----- Supplied records -----

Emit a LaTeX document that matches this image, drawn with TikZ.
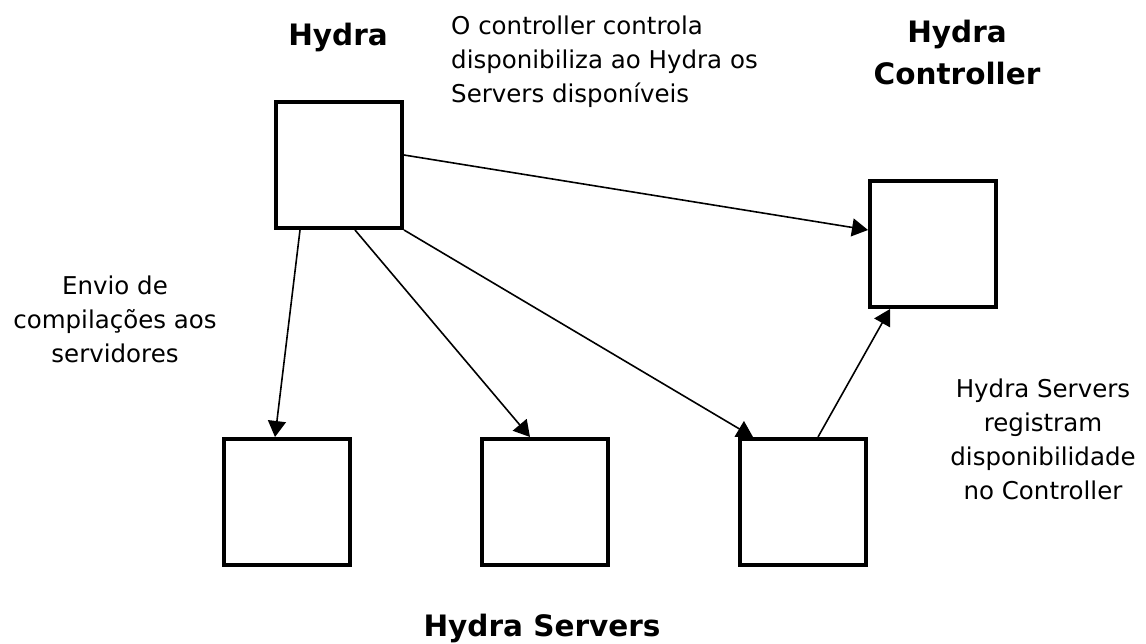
\documentclass[tikz,border=0pt]{standalone}
\usepackage{fontspec}
\setmainfont{DejaVu Sans}
\usetikzlibrary{arrows.meta,positioning,shapes}

\begin{document}
\begin{tikzpicture}[x=1pt,y=-1pt,
  unitbox/.style={draw,line width=4pt,minimum size=126pt,inner sep=0pt},
  ttl/.style={font=\bfseries\fontsize{29.5}{42}\selectfont,inner sep=0pt,align=center},
  lbl/.style={font=\fontsize{24.5}{34}\selectfont,inner sep=0pt},
  arr/.style={-{Triangle[length=16pt,width=18pt]},line width=1.6pt}]
\useasboundingbox (0,0) rectangle (1146,643);
% boxes
\node[unitbox] (hydra) at (339,165) {};
\node[unitbox] (ctrl) at (933,244) {};
\node[unitbox] (s1) at (287,502) {};
\node[unitbox] (s2) at (545,502) {};
\node[unitbox] (s3) at (803,502) {};
% titles
\node[ttl,anchor=base] (thydra) at (338,45) {Hydra};
\node[ttl,anchor=north] (tctrl) at (957,20) {Hydra\\Controller};
\node[ttl,anchor=base] (tsrv) at (542,636) {Hydra Servers};
% notes
\node[lbl,align=left,anchor=north west] (nctrl) at (451,16) {O controller controla\\disponibiliza ao Hydra os\\Servers disponíveis};
\node[lbl,align=center,anchor=north] (nsend) at (115,276) {Envio de\\compilações aos\\servidores};
\node[lbl,align=center,anchor=north] (nreg) at (1043,379) {Hydra Servers\\registram\\disponibilidade\\no Controller};
% arrows
\draw[arr] ([yshift=10pt]hydra.east) -- ([yshift=14pt]ctrl.west);
\draw[arr] ([xshift=-39pt]hydra.south) -- ([xshift=-12pt]s1.north);
\draw[arr] ([xshift=16pt]hydra.south) -- ([xshift=-15pt]s2.north);
\draw[arr] (hydra.south east) -- ([xshift=-50pt]s3.north);
\draw[arr] ([xshift=15pt]s3.north) -- ([xshift=-43pt]ctrl.south);
\end{tikzpicture}
\end{document}
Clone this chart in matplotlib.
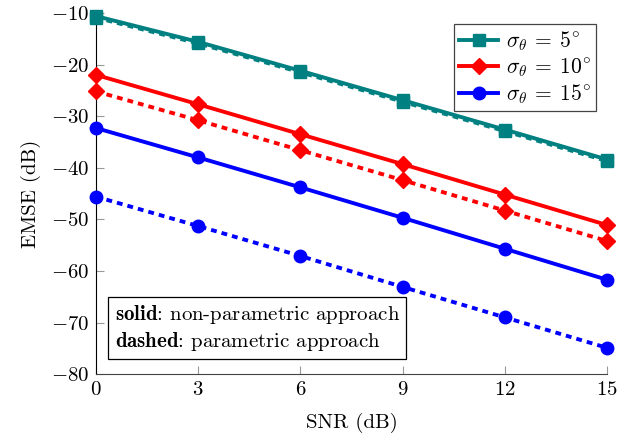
import matplotlib
matplotlib.use('Agg')
import matplotlib.pyplot as plt

plt.rcParams['font.family'] = 'serif'
plt.rcParams['font.serif'] = ['cmr10', 'DejaVu Serif']
plt.rcParams['mathtext.fontset'] = 'cm'
plt.rcParams['axes.formatter.use_mathtext'] = True
plt.rcParams['font.size'] = 15

snr = [0, 3, 6, 9, 12, 15]

# solid: non-parametric, dashed: parametric
emse_5_np = [-10.6, -15.6, -21.2, -26.9, -32.6, -38.4]
emse_5_p = [-10.9, -15.9, -21.5, -27.2, -32.9, -38.7]
emse_10_np = [-22.0, -27.7, -33.5, -39.3, -45.2, -51.1]
emse_10_p = [-25.2, -30.8, -36.6, -42.4, -48.3, -54.2]
emse_15_np = [-32.3, -38.0, -43.8, -49.7, -55.7, -61.7]
emse_15_p = [-45.6, -51.3, -57.1, -63.1, -69.0, -74.9]

labels = [r'$\sigma_\theta\:=\:5^{\!\circ}$', r'$\sigma_\theta\:=\:10^{\!\circ}$', r'$\sigma_\theta\:=\:15^{\!\circ}$']

fig = plt.figure(figsize=(6.34, 4.33), dpi=100)
ax = fig.add_axes([0.1514, 0.136, 0.806, 0.834])

lw = 2.8
dash = (1.5, 1.3)
ax.plot(snr, emse_5_p, color='#008080', lw=lw, ls=(0, dash), marker='s', ms=9, clip_on=False, zorder=3)
ax.plot(snr, emse_5_np, color='#008080', lw=lw, marker='s', ms=9, clip_on=False, zorder=3, label=labels[0])
ax.plot(snr, emse_10_np, color='red', lw=lw, marker='D', ms=8, clip_on=False, zorder=3, label=labels[1])
ax.plot(snr, emse_10_p, color='red', lw=lw, ls=(0, dash), marker='D', ms=8, clip_on=False, zorder=3)
ax.plot(snr, emse_15_np, color='blue', lw=lw, marker='o', ms=9, clip_on=False, zorder=3, label=labels[2])
ax.plot(snr, emse_15_p, color='blue', lw=lw, ls=(0, dash), marker='o', ms=9, clip_on=False, zorder=3)

ax.set_xlim(0, 15)
ax.set_ylim(-80, -10)
ax.set_xticks(snr)
ax.set_yticks(range(-80, -9, 10))
ax.spines['top'].set_visible(False)
ax.spines['right'].set_visible(False)
ax.spines['bottom'].set_color('#444444')
ax.tick_params(direction='in', length=5.5, color='#999999', labelsize=15, pad=5)
ax.set_xlabel('SNR (dB)', labelpad=10)
ax.set_ylabel('EMSE (dB)', labelpad=7)

leg = ax.legend(loc='upper right', fancybox=False, edgecolor='#444444', framealpha=1,
                handlelength=1.8, handletextpad=0.35, labelspacing=0.15,
                borderpad=0.25, borderaxespad=0.5, fontsize=15.5)
leg.get_frame().set_linewidth(0.9)

ax.text(0.55, -66.3, r'$\mathbf{solid}$: non-parametric approach' + '\n' + r'$\mathbf{dashed}$: parametric approach',
        va='top', ha='left', fontsize=15, linespacing=1.2,
        bbox=dict(boxstyle='square,pad=0.3', fc='white', ec='black', lw=0.9))

fig.savefig('out.png', dpi=100)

-----

Task brief: In the data above, please extract the lines from the first one through the line with "snr = [0, 3, 6, 9, 12, 15]", exactly, and keep pictures out.

Answer to this exercise:
Emit a LaTeX document that matches this image, drawn with TikZ.
\documentclass[tikz,border=0pt]{standalone}
\usepackage{fontspec}
\setmainfont{DejaVu Sans}
\usetikzlibrary{arrows.meta,positioning,shapes}

\begin{document}
\begin{tikzpicture}[x=1pt,y=-1pt,
  unitbox/.style={draw,line width=4pt,minimum size=126pt,inner sep=0pt},
  ttl/.style={font=\bfseries\fontsize{29.5}{42}\selectfont,inner sep=0pt,align=center},
  lbl/.style={font=\fontsize{24.5}{34}\selectfont,inner sep=0pt},
  arr/.style={-{Triangle[length=16pt,width=18pt]},line width=1.6pt}]
\useasboundingbox (0,0) rectangle (1146,643);
% boxes
\node[unitbox] (hydra) at (339,165) {};
\node[unitbox] (ctrl) at (933,244) {};
\node[unitbox] (s1) at (287,502) {};
\node[unitbox] (s2) at (545,502) {};
\node[unitbox] (s3) at (803,502) {};
% titles
\node[ttl,anchor=base] (thydra) at (338,45) {Hydra};
\node[ttl,anchor=north] (tctrl) at (957,20) {Hydra\\Controller};
\node[ttl,anchor=base] (tsrv) at (542,636) {Hydra Servers};
% notes
\node[lbl,align=left,anchor=north west] (nctrl) at (451,16) {O controller controla\\disponibiliza ao Hydra os\\Servers disponíveis};
\node[lbl,align=center,anchor=north] (nsend) at (115,276) {Envio de\\compilações aos\\servidores};
\node[lbl,align=center,anchor=north] (nreg) at (1043,379) {Hydra Servers\\registram\\disponibilidade\\no Controller};
% arrows
\draw[arr] ([yshift=10pt]hydra.east) -- ([yshift=14pt]ctrl.west);
\draw[arr] ([xshift=-39pt]hydra.south) -- ([xshift=-12pt]s1.north);
\draw[arr] ([xshift=16pt]hydra.south) -- ([xshift=-15pt]s2.north);
\draw[arr] (hydra.south east) -- ([xshift=-50pt]s3.north);
\draw[arr] ([xshift=15pt]s3.north) -- ([xshift=-43pt]ctrl.south);
\end{tikzpicture}
\end{document}
Clone this chart in matplotlib.
import matplotlib
matplotlib.use('Agg')
import matplotlib.pyplot as plt

plt.rcParams['font.family'] = 'serif'
plt.rcParams['font.serif'] = ['cmr10', 'DejaVu Serif']
plt.rcParams['mathtext.fontset'] = 'cm'
plt.rcParams['axes.formatter.use_mathtext'] = True
plt.rcParams['font.size'] = 15

snr = [0, 3, 6, 9, 12, 15]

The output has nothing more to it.